_Aim_
Retype word for word the first line of the listing and each line after it up to the line with "import plotly.graph_objects as go", with the pictures taken out.

============================================================

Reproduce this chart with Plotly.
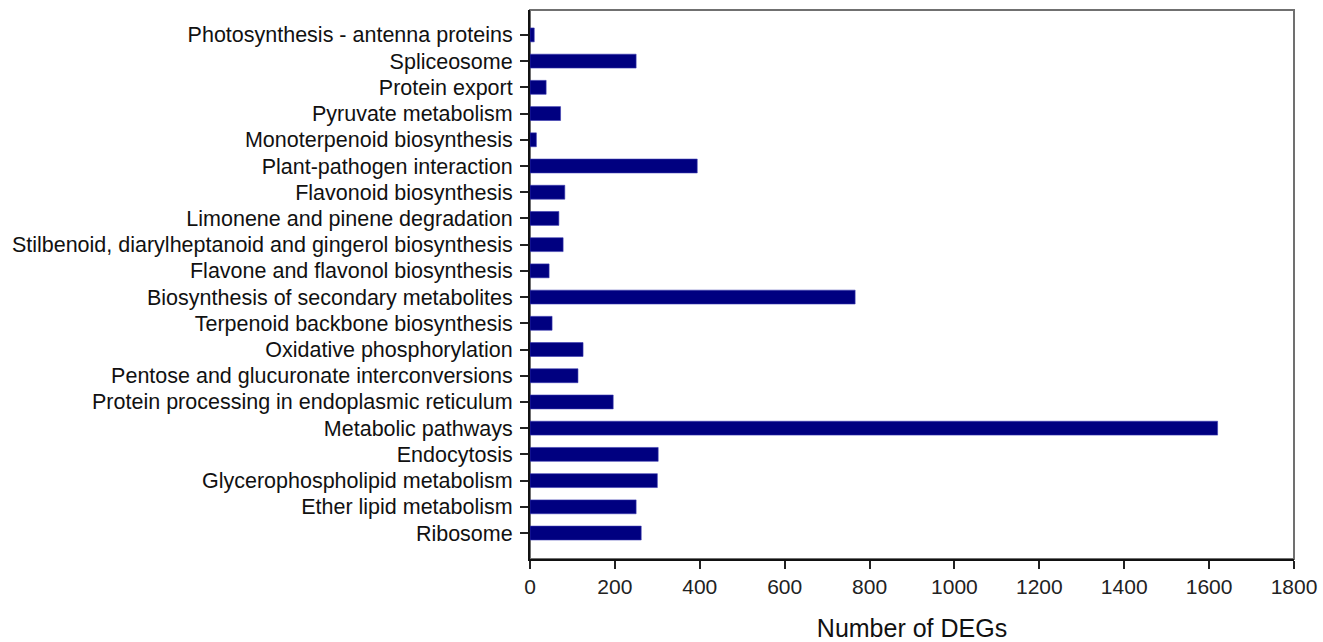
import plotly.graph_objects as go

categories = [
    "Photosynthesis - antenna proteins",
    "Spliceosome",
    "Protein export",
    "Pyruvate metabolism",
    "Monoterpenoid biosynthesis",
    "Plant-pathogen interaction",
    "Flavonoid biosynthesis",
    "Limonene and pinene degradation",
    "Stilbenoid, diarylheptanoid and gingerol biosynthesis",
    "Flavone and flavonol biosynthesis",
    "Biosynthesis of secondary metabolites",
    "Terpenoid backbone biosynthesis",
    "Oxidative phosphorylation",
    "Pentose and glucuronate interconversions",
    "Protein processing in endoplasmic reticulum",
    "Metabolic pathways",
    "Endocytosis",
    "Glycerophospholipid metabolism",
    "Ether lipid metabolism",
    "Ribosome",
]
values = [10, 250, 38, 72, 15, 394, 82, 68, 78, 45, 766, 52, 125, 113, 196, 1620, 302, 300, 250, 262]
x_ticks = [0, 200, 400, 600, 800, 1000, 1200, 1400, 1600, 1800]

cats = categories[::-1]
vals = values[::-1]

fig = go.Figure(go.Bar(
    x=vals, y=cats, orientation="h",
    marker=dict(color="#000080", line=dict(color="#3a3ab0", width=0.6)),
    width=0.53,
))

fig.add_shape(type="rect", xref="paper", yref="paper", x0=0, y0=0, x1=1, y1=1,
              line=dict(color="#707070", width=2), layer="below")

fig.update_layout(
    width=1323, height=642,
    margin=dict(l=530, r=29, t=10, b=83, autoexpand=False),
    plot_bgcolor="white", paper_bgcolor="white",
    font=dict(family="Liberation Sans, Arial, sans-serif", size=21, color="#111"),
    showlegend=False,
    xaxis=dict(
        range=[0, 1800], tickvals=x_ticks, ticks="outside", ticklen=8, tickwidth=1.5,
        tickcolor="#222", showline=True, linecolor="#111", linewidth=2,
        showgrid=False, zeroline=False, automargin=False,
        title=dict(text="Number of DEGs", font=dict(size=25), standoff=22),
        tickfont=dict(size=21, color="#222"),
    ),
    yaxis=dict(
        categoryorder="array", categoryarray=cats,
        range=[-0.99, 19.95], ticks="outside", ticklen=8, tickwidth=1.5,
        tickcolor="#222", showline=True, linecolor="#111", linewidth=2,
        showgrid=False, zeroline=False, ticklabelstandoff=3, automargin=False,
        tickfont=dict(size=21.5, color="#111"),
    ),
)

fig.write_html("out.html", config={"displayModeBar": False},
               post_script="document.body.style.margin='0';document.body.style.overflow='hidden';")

============================================================

_Problem solution_
Reproduce this chart with Plotly.
import plotly.graph_objects as go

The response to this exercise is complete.